-- start AVAILABLE DATA --

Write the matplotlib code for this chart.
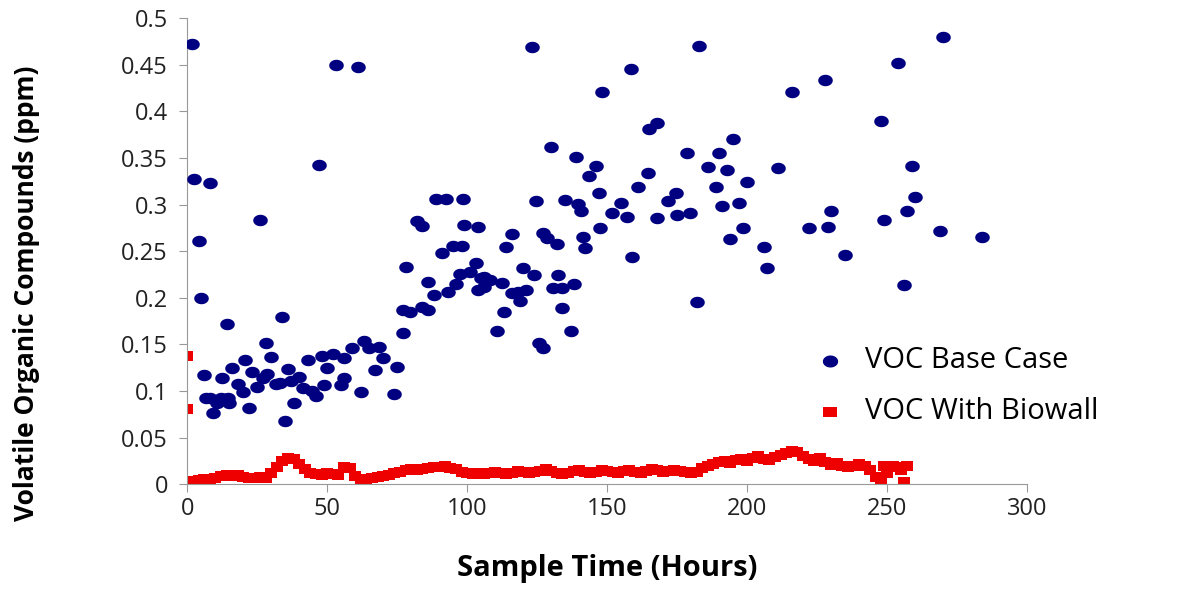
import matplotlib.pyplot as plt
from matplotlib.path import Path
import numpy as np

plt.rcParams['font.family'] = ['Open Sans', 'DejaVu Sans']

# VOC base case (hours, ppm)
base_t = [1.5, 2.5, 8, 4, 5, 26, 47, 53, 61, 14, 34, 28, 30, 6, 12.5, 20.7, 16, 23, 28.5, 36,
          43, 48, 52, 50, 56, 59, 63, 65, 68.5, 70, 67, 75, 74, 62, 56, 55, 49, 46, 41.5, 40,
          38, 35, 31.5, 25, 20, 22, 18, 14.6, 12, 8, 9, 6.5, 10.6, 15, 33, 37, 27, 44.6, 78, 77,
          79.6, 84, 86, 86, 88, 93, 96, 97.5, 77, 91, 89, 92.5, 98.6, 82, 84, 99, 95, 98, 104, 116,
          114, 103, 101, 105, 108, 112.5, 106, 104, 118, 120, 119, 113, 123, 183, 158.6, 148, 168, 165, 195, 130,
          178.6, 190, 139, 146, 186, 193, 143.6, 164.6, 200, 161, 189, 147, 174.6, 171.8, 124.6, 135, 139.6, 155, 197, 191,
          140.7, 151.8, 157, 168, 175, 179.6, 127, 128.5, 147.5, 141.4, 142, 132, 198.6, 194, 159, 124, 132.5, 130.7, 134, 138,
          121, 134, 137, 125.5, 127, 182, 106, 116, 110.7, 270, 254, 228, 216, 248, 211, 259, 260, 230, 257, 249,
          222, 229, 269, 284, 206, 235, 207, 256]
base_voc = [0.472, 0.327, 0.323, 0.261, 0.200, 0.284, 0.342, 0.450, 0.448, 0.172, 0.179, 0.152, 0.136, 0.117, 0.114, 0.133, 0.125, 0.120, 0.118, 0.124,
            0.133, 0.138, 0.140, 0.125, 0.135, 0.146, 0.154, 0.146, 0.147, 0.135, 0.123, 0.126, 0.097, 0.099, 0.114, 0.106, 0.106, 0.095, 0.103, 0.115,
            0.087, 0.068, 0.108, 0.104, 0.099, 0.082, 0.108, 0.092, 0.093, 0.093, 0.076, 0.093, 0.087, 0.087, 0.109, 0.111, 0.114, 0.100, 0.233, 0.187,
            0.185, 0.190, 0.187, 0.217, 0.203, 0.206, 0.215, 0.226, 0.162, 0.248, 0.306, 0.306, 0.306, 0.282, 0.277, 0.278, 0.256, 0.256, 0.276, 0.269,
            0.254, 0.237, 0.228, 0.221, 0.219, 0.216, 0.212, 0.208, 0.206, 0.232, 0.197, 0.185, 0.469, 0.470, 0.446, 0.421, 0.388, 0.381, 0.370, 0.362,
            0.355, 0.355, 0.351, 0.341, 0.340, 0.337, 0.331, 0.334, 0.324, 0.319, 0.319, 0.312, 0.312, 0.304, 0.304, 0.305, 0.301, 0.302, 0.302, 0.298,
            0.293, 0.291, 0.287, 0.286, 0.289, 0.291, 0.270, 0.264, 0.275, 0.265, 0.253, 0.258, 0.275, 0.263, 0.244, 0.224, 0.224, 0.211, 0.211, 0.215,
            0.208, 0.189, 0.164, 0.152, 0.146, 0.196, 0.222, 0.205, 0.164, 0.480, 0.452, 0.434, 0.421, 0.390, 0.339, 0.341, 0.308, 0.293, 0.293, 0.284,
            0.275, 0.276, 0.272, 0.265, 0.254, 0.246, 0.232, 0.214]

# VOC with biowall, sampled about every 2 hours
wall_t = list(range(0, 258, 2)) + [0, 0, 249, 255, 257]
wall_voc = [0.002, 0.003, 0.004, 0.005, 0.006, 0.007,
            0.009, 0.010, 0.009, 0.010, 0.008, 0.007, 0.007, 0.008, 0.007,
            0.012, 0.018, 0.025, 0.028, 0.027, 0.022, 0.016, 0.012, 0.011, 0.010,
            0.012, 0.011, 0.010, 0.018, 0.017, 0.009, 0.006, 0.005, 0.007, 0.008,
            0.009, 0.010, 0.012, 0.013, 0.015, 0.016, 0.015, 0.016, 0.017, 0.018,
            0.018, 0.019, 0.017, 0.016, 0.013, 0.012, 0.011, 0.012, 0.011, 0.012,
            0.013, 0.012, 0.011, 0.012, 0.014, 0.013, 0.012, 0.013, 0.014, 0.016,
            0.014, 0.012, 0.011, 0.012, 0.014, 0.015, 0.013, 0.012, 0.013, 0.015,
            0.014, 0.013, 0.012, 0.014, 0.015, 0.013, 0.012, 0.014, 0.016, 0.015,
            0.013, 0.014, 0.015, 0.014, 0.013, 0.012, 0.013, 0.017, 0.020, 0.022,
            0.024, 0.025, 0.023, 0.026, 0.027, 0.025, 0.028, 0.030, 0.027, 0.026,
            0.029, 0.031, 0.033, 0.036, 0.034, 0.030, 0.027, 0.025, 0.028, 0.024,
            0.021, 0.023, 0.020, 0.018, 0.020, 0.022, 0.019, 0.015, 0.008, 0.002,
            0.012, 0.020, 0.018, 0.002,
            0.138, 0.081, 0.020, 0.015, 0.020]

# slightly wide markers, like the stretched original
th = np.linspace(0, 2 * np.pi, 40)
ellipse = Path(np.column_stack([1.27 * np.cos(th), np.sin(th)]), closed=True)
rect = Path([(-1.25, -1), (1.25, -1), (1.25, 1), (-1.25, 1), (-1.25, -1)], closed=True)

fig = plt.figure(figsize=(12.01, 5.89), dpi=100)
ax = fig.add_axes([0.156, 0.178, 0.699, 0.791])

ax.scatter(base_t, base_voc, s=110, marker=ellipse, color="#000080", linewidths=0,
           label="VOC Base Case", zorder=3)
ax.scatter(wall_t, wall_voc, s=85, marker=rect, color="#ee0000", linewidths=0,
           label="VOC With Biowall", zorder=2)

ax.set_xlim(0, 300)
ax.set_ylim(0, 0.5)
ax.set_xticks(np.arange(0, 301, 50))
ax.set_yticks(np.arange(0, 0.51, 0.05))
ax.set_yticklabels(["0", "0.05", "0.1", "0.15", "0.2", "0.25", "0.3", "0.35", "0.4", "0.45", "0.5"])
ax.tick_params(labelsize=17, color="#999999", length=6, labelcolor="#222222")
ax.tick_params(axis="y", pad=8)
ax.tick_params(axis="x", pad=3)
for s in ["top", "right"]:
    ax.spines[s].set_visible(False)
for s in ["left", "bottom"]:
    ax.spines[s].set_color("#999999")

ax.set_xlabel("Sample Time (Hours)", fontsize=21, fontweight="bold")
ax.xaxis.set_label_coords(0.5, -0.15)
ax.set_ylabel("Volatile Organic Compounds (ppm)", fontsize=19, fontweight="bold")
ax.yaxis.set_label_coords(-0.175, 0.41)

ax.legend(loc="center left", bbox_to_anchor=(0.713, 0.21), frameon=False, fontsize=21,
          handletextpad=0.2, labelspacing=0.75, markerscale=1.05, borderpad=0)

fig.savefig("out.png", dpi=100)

-- end AVAILABLE DATA --

### TO DO
Quote the data above in full, leaving out the pictures it holds.

### ANSWER TO THIS PROBLEM
Write the matplotlib code for this chart.
import matplotlib.pyplot as plt
from matplotlib.path import Path
import numpy as np

plt.rcParams['font.family'] = ['Open Sans', 'DejaVu Sans']

# VOC base case (hours, ppm)
base_t = [1.5, 2.5, 8, 4, 5, 26, 47, 53, 61, 14, 34, 28, 30, 6, 12.5, 20.7, 16, 23, 28.5, 36,
          43, 48, 52, 50, 56, 59, 63, 65, 68.5, 70, 67, 75, 74, 62, 56, 55, 49, 46, 41.5, 40,
          38, 35, 31.5, 25, 20, 22, 18, 14.6, 12, 8, 9, 6.5, 10.6, 15, 33, 37, 27, 44.6, 78, 77,
          79.6, 84, 86, 86, 88, 93, 96, 97.5, 77, 91, 89, 92.5, 98.6, 82, 84, 99, 95, 98, 104, 116,
          114, 103, 101, 105, 108, 112.5, 106, 104, 118, 120, 119, 113, 123, 183, 158.6, 148, 168, 165, 195, 130,
          178.6, 190, 139, 146, 186, 193, 143.6, 164.6, 200, 161, 189, 147, 174.6, 171.8, 124.6, 135, 139.6, 155, 197, 191,
          140.7, 151.8, 157, 168, 175, 179.6, 127, 128.5, 147.5, 141.4, 142, 132, 198.6, 194, 159, 124, 132.5, 130.7, 134, 138,
          121, 134, 137, 125.5, 127, 182, 106, 116, 110.7, 270, 254, 228, 216, 248, 211, 259, 260, 230, 257, 249,
          222, 229, 269, 284, 206, 235, 207, 256]
base_voc = [0.472, 0.327, 0.323, 0.261, 0.200, 0.284, 0.342, 0.450, 0.448, 0.172, 0.179, 0.152, 0.136, 0.117, 0.114, 0.133, 0.125, 0.120, 0.118, 0.124,
            0.133, 0.138, 0.140, 0.125, 0.135, 0.146, 0.154, 0.146, 0.147, 0.135, 0.123, 0.126, 0.097, 0.099, 0.114, 0.106, 0.106, 0.095, 0.103, 0.115,
            0.087, 0.068, 0.108, 0.104, 0.099, 0.082, 0.108, 0.092, 0.093, 0.093, 0.076, 0.093, 0.087, 0.087, 0.109, 0.111, 0.114, 0.100, 0.233, 0.187,
            0.185, 0.190, 0.187, 0.217, 0.203, 0.206, 0.215, 0.226, 0.162, 0.248, 0.306, 0.306, 0.306, 0.282, 0.277, 0.278, 0.256, 0.256, 0.276, 0.269,
            0.254, 0.237, 0.228, 0.221, 0.219, 0.216, 0.212, 0.208, 0.206, 0.232, 0.197, 0.185, 0.469, 0.470, 0.446, 0.421, 0.388, 0.381, 0.370, 0.362,
            0.355, 0.355, 0.351, 0.341, 0.340, 0.337, 0.331, 0.334, 0.324, 0.319, 0.319, 0.312, 0.312, 0.304, 0.304, 0.305, 0.301, 0.302, 0.302, 0.298,
            0.293, 0.291, 0.287, 0.286, 0.289, 0.291, 0.270, 0.264, 0.275, 0.265, 0.253, 0.258, 0.275, 0.263, 0.244, 0.224, 0.224, 0.211, 0.211, 0.215,
            0.208, 0.189, 0.164, 0.152, 0.146, 0.196, 0.222, 0.205, 0.164, 0.480, 0.452, 0.434, 0.421, 0.390, 0.339, 0.341, 0.308, 0.293, 0.293, 0.284,
            0.275, 0.276, 0.272, 0.265, 0.254, 0.246, 0.232, 0.214]

# VOC with biowall, sampled about every 2 hours
wall_t = list(range(0, 258, 2)) + [0, 0, 249, 255, 257]
wall_voc = [0.002, 0.003, 0.004, 0.005, 0.006, 0.007,
            0.009, 0.010, 0.009, 0.010, 0.008, 0.007, 0.007, 0.008, 0.007,
            0.012, 0.018, 0.025, 0.028, 0.027, 0.022, 0.016, 0.012, 0.011, 0.010,
            0.012, 0.011, 0.010, 0.018, 0.017, 0.009, 0.006, 0.005, 0.007, 0.008,
            0.009, 0.010, 0.012, 0.013, 0.015, 0.016, 0.015, 0.016, 0.017, 0.018,
            0.018, 0.019, 0.017, 0.016, 0.013, 0.012, 0.011, 0.012, 0.011, 0.012,
            0.013, 0.012, 0.011, 0.012, 0.014, 0.013, 0.012, 0.013, 0.014, 0.016,
            0.014, 0.012, 0.011, 0.012, 0.014, 0.015, 0.013, 0.012, 0.013, 0.015,
            0.014, 0.013, 0.012, 0.014, 0.015, 0.013, 0.012, 0.014, 0.016, 0.015,
            0.013, 0.014, 0.015, 0.014, 0.013, 0.012, 0.013, 0.017, 0.020, 0.022,
            0.024, 0.025, 0.023, 0.026, 0.027, 0.025, 0.028, 0.030, 0.027, 0.026,
            0.029, 0.031, 0.033, 0.036, 0.034, 0.030, 0.027, 0.025, 0.028, 0.024,
            0.021, 0.023, 0.020, 0.018, 0.020, 0.022, 0.019, 0.015, 0.008, 0.002,
            0.012, 0.020, 0.018, 0.002,
            0.138, 0.081, 0.020, 0.015, 0.020]

# slightly wide markers, like the stretched original
th = np.linspace(0, 2 * np.pi, 40)
ellipse = Path(np.column_stack([1.27 * np.cos(th), np.sin(th)]), closed=True)
rect = Path([(-1.25, -1), (1.25, -1), (1.25, 1), (-1.25, 1), (-1.25, -1)], closed=True)

fig = plt.figure(figsize=(12.01, 5.89), dpi=100)
ax = fig.add_axes([0.156, 0.178, 0.699, 0.791])

ax.scatter(base_t, base_voc, s=110, marker=ellipse, color="#000080", linewidths=0,
           label="VOC Base Case", zorder=3)
ax.scatter(wall_t, wall_voc, s=85, marker=rect, color="#ee0000", linewidths=0,
           label="VOC With Biowall", zorder=2)

ax.set_xlim(0, 300)
ax.set_ylim(0, 0.5)
ax.set_xticks(np.arange(0, 301, 50))
ax.set_yticks(np.arange(0, 0.51, 0.05))
ax.set_yticklabels(["0", "0.05", "0.1", "0.15", "0.2", "0.25", "0.3", "0.35", "0.4", "0.45", "0.5"])
ax.tick_params(labelsize=17, color="#999999", length=6, labelcolor="#222222")
ax.tick_params(axis="y", pad=8)
ax.tick_params(axis="x", pad=3)
for s in ["top", "right"]:
    ax.spines[s].set_visible(False)
for s in ["left", "bottom"]:
    ax.spines[s].set_color("#999999")

ax.set_xlabel("Sample Time (Hours)", fontsize=21, fontweight="bold")
ax.xaxis.set_label_coords(0.5, -0.15)
ax.set_ylabel("Volatile Organic Compounds (ppm)", fontsize=19, fontweight="bold")
ax.yaxis.set_label_coords(-0.175, 0.41)

ax.legend(loc="center left", bbox_to_anchor=(0.713, 0.21), frameon=False, fontsize=21,
          handletextpad=0.2, labelspacing=0.75, markerscale=1.05, borderpad=0)

fig.savefig("out.png", dpi=100)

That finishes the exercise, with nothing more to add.